Görsel Dil ve Estetik Tercihler
Ceylan’ın görsel dili, doğanın ve mekanların ruhunu yakalamaya odaklanır. Uzun planlar, doğal ışık ve minimalist kurgu, onun filmlerinde bir tür meditatif estetik yaratır. Örneğin, Uzak’ta İstanbul’un karlı sokakları, yalnızlığın ve melankolinin bir yansımasıdır. Bu estetik, seyirciyi görsel bir şölenle etkilemekten çok, bir duygusal ve zihinsel deneyime davet eder.
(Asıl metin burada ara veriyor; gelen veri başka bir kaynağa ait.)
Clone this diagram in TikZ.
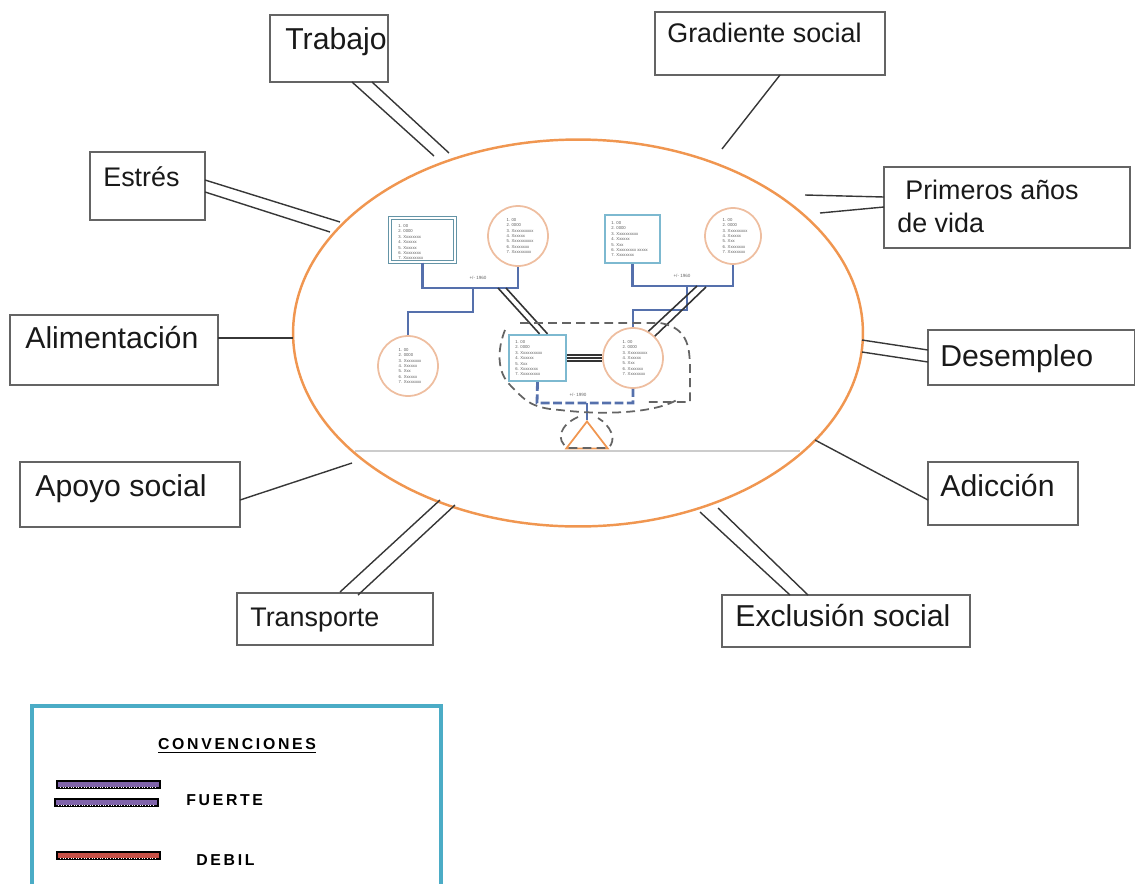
\documentclass[tikz,border=0pt]{standalone}
\usepackage{fontspec}
\setmainfont{Liberation Sans}
\usetikzlibrary{shapes.geometric,fit,calc}
\definecolor{orangeE}{RGB}{240,150,80}
\definecolor{peach}{RGB}{238,190,160}
\definecolor{tealb}{RGB}{125,185,208}
\definecolor{gblue}{RGB}{85,112,172}
\definecolor{lcol}{RGB}{55,55,55}
\definecolor{legb}{RGB}{75,172,198}
\definecolor{purp}{RGB}{128,100,170}
\definecolor{redb}{RGB}{200,80,70}
\definecolor{dgray}{RGB}{100,100,100}
\begin{document}
\begin{tikzpicture}[x=0.02cm,y=-0.02cm,
  box/.style={draw=dgray,line width=0.8pt,inner sep=0pt},
  big/.style={font=\fontsize{17.2}{20}\selectfont,inner sep=0pt,anchor=base west,text=black!90},
  med/.style={font=\fontsize{15.3}{18}\selectfont,inner sep=0pt,anchor=base west,text=black!90},
  conn/.style={draw=lcol,line width=0.8pt},
  pers/.style={circle,draw=peach,line width=1pt,minimum size=1.2cm,inner sep=0pt},
  sq/.style={draw=tealb,line width=1.3pt,inner sep=0pt},
  lst/.style={font=\fontsize{2.4}{3.1}\selectfont,align=left,text=black!65,inner sep=0pt},
  gl/.style={draw=gblue,line width=1.2pt},
  rel/.style={draw=black!80,line width=0.9pt},
  dsh/.style={draw=dgray,line width=1pt,dash pattern=on 5pt off 3pt},
  tiny/.style={font=\fontsize{2.6}{3}\selectfont,text=black!60,inner sep=0pt},
  leg/.style={font=\fontsize{9}{11}\selectfont\bfseries\addfontfeature{LetterSpace=17},inner sep=0pt}
]
\useasboundingbox (0,0) rectangle (1135,883);

% ---------------- outer boxes ----------------
\node[box,fit={(270,15)(388,82)}] (trab) {};
\node[big] (trabT) at (285,49) {Trabajo};
\node[box,fit={(655,12)(885,75)}] (grad) {};
\node[med] (gradT) at (667,42) {Gradiente social};
\node[box,fit={(90,152)(205,220)}] (estr) {};
\node[med] (estrT) at (103,186) {Estrés};
\node[box,fit={(884,167)(1130,248)}] (prim) {};
\node[med] (primT) at (905,199) {Primeros años};
\node[med] (primT2) at (897,232) {de vida};
\node[box,fit={(10,315)(218,385)}] (alim) {};
\node[big] (alimT) at (25,348) {Alimentación};
\node[box,fit={(928,330)(1135,385)}] (dese) {};
\node[big] (deseT) at (940,366) {Desempleo};
\node[box,fit={(20,462)(240,527)}] (apoy) {};
\node[big] (apoyT) at (35,496) {Apoyo social};
\node[box,fit={(928,462)(1078,525)}] (adic) {};
\node[big] (adicT) at (940,496) {Adicción};
\node[box,fit={(237,593)(433,645)}] (tran) {};
\node[med] (tranT) at (250,626) {Transporte};
\node[box,fit={(722,595)(970,647)}] (excl) {};
\node[big] (exclT) at (735,626) {Exclusión social};

% ---------------- ellipse ----------------
\node[ellipse,draw=orangeE,line width=1.4pt,minimum width=11.4cm,minimum height=7.74cm,inner sep=0pt] (E) at (578,333) {};
\draw[draw=black!20,line width=0.6pt] (355,451) -- (800,451);

% ---------------- connectors ----------------
\coordinate (ta1) at (352,82); \coordinate (tb1) at (434,156);
\coordinate (ta2) at (372,82); \coordinate (tb2) at (449,153);
\draw[conn] (ta1) -- (tb1); \draw[conn] (ta2) -- (tb2);
\coordinate (ga) at (780,75); \coordinate (gb) at (722,149);
\draw[conn] (ga) -- (gb);
\coordinate (ea1) at (205,180); \coordinate (eb1) at (340,222);
\coordinate (ea2) at (205,192); \coordinate (eb2) at (330,232);
\draw[conn] (ea1) -- (eb1); \draw[conn] (ea2) -- (eb2);
\coordinate (pa1) at (884,197); \coordinate (pb1) at (805,195);
\coordinate (pa2) at (884,207); \coordinate (pb2) at (820,213);
\draw[conn] (pa1) -- (pb1); \draw[conn] (pa2) -- (pb2);
\coordinate (aa) at (218,338); \coordinate (ab) at (293,338);
\draw[conn] (aa) -- (ab);
\coordinate (da1) at (928,350); \coordinate (db1) at (862,340);
\coordinate (da2) at (928,362); \coordinate (db2) at (862,352);
\draw[conn] (da1) -- (db1); \draw[conn] (da2) -- (db2);
\coordinate (sa) at (240,500); \coordinate (sb) at (352,463);
\draw[conn] (sa) -- (sb);
\coordinate (ca) at (928,500); \coordinate (cb) at (815,440);
\draw[conn] (ca) -- (cb);
\coordinate (ra1) at (340,592); \coordinate (rb1) at (440,500);
\coordinate (ra2) at (358,595); \coordinate (rb2) at (455,505);
\draw[conn] (ra1) -- (rb1); \draw[conn] (ra2) -- (rb2);
\coordinate (xa1) at (790,595); \coordinate (xb1) at (700,512);
\coordinate (xa2) at (808,595); \coordinate (xb2) at (718,508);
\draw[conn] (xa1) -- (xb1); \draw[conn] (xa2) -- (xb2);

% ---------------- genogram ----------------
\node[sq,fit={(390,218)(455,262)},draw=tealb!80!black,double=white,double distance=0.6pt,line width=0.7pt] (sqA) {};
\node[lst,anchor=north west] (sqAt) at (398,224) {1. 00\\2. 0000\\3. Xxxxxxxx\\4. Xxxxxx\\5. Xxxxxx\\6. Xxxxxxxx\\7. Xxxxxxxxx};
\node[pers] (ciB) at (518,236) {};
\node[lst] (ciBt) at (520,236) {1. 00\\2. 0000\\3. Xxxxxxxxxx\\4. Xxxxxx\\5. Xxxxxxxxxx\\6. Xxxxxxxx\\7. Xxxxxxxxx};
\node[sq,fit={(605,215)(660,263)}] (sqC) {};
\node[lst,anchor=north west] (sqCt) at (611,221) {1. 00\\2. 0000\\3. Xxxxxxxxxx\\4. Xxxxxx\\5. Xxx\\6. Xxxxxxxxx xxxxx\\7. Xxxxxxxx};
\node[pers,minimum size=1.12cm] (ciD) at (733,236) {};
\node[lst] (ciDt) at (735,236) {1. 00\\2. 0000\\3. Xxxxxxxxx\\4. Xxxxxx\\5. Xxx\\6. Xxxxxxxx\\7. Xxxxxxxx};
\node[pers] (ciE) at (408,366) {};
\node[lst] (ciEt) at (410,366) {1. 00\\2. 0000\\3. Xxxxxxxx\\4. Xxxxxx\\5. Xxx\\6. Xxxxxx\\7. Xxxxxxxx};
\node[sq,fit={(509,335)(566,381)}] (sqF) {};
\node[lst,anchor=north west] (sqFt) at (515,340) {1. 00\\2. 0000\\3. Xxxxxxxxxx\\4. Xxxxxx\\5. Xxx\\6. Xxxxxxxx\\7. Xxxxxxxxx};
\node[pers] (ciG) at (633,358) {};
\node[lst] (ciGt) at (635,358) {1. 00\\2. 0000\\3. Xxxxxxxxx\\4. Xxxxxx\\5. Xxx\\6. Xxxxxxx\\7. Xxxxxxxx};
\node[isosceles triangle,isosceles triangle apex angle=75,shape border rotate=90,draw=orangeE,line width=1pt,minimum height=0.54cm,inner sep=0pt,anchor=apex] (tri) at (587,420) {};

% couple lines
\draw[gl] (sqA.south) -- ++(0,25) -| (ciB.south);
\draw[gl] (473,287) -- (473,312) -| (ciE.north);
\node[tiny] (lb1) at (478,278) {+/- 1960};
\draw[gl] (sqC.south) -- ++(0,22) -| (ciD.south);
\draw[gl] (687,285) -- (687,310) -| (ciG.north);
\node[tiny] (lb2) at (682,276) {+/- 1960};
% strong relations
\draw[rel] (498,288) -- ($(sqF.north)+(2,0)$);
\draw[rel] (506,288) -- ($(sqF.north)+(10,0)$);
\draw[rel] (697,286) -- (ciG.60);
\draw[rel] (706,287) -- (ciG.45);
\draw[rel] ($(sqF.east)+(0,-3)$) -- ($(ciG.west)+(0,-3)$);
\draw[rel] (sqF.east) -- (ciG.west);
\draw[rel] ($(sqF.east)+(0,3)$) -- ($(ciG.west)+(0,3)$);
% household / child
\draw[gl,dash pattern=on 5pt off 2pt,line width=1.6pt] (sqF.south) -- (537,403) -- (633,403) -- (ciG.south);
\node[tiny] (lb3) at (578,395) {+/- 1990};
\draw[gl] (587,403) -- (tri.apex);
% dashed boundaries
\draw[dsh] (520,323) -- (660,323) .. controls (690,328) and (690,350) .. (690,375) -- (690,402) -- (645,402);
\draw[dsh] (505,330) .. controls (497,350) and (497,372) .. (510,385) .. controls (525,400) and (530,408) .. (560,410) .. controls (610,416) and (660,412) .. (680,398);
\draw[dsh] (578,417) .. controls (560,425) and (555,440) .. (568,448) -- (608,448) .. controls (618,440) and (610,425) .. (598,418);

% ---------------- legend ----------------
\draw[draw=legb,line width=2.8pt] (32,930) -- (32,706) -- (441,706) -- (441,930);
\node[leg] (convT) at (237,746) {\underline{CONVENCIONES}};
\node[leg,anchor=west] (fuT) at (186,800) {FUERTE};
\node[leg,anchor=west] (deT) at (196,860) {DEBIL};
\draw[draw=black,line width=1.6pt,fill=purp] (57,781) rectangle (160,788);
\draw[white,line width=0.3pt,dash pattern=on 0.5pt off 1pt] (60,787) -- (157,787);
\draw[draw=black,line width=1.6pt,fill=purp] (55,799) rectangle (158,806);
\draw[white,line width=0.3pt,dash pattern=on 0.5pt off 1pt] (58,805) -- (155,805);
\draw[draw=black,line width=1.6pt,fill=redb] (57,852) rectangle (160,859);
\draw[white,line width=0.3pt,dash pattern=on 0.5pt off 1pt] (60,858) -- (157,858);
\end{tikzpicture}
\end{document}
Hollywood’da ise görsel dil, genellikle seyirciyi büyülemeyi ve etkilemeyi hedefler. CGI efektleri, büyük bütçeli set tasarımları ve hızlı kurgu, görsel bir şölen yaratır. Örneğin, Avatar gibi bir filmde, görsel estetik, hikâyenin kendisinden daha baskın bir rol oynar. Ceylan’ın estetiği, sadelik ve derinlik üzerine kuruluyken, Hollywood’un estetiği, gösteriş ve etki üzerine yoğunlaşır. Bu, iki sinema dilinin seyirciyle kurduğu bağın farklılığını da ortaya koyar: Biri içsel bir yolculuk, diğeri dışsal bir hayranlık.
Seyirciyle Kurulan Bağ
Ceylan’ın sineması, seyirciyi aktif bir katılımcı olmaya davet eder. Uzun planlar ve yavaş tempo, seyircinin sabrını ve dikkatini talep eder; filmin içine girmek, karakterlerin duygularını ve çatışmalarını anlamak için çaba göstermesini ister. Bu, seyirciyi bir tür zihinsel ve duygusal yolculuğa çıkarır. Hollywood ise seyirciyi daha pasif bir konuma yerleştirir; hızlı kurgu, dramatik müzik ve aksiyon sekansları, seyirciyi hikâyenin akışına kaptırır. Örneğin, bir Marvel filminde, seyirci hikâyeyi sorgulamaktan çok, olayların heyecanına kapılır. Ceylan’ın sineması, seyirciyi rahatsız etmeye ve kendi iç dünyasıyla yüzleşmeye iterken, Hollywood seyirciyi eğlendirmeye ve rahatlatmaya odaklanır. Bu, iki sinema dilinin seyirciyle kurduğu ilişkinin temel farkını ortaya koyar: Biri bir ayna tutar, diğeri bir kaçış sunar.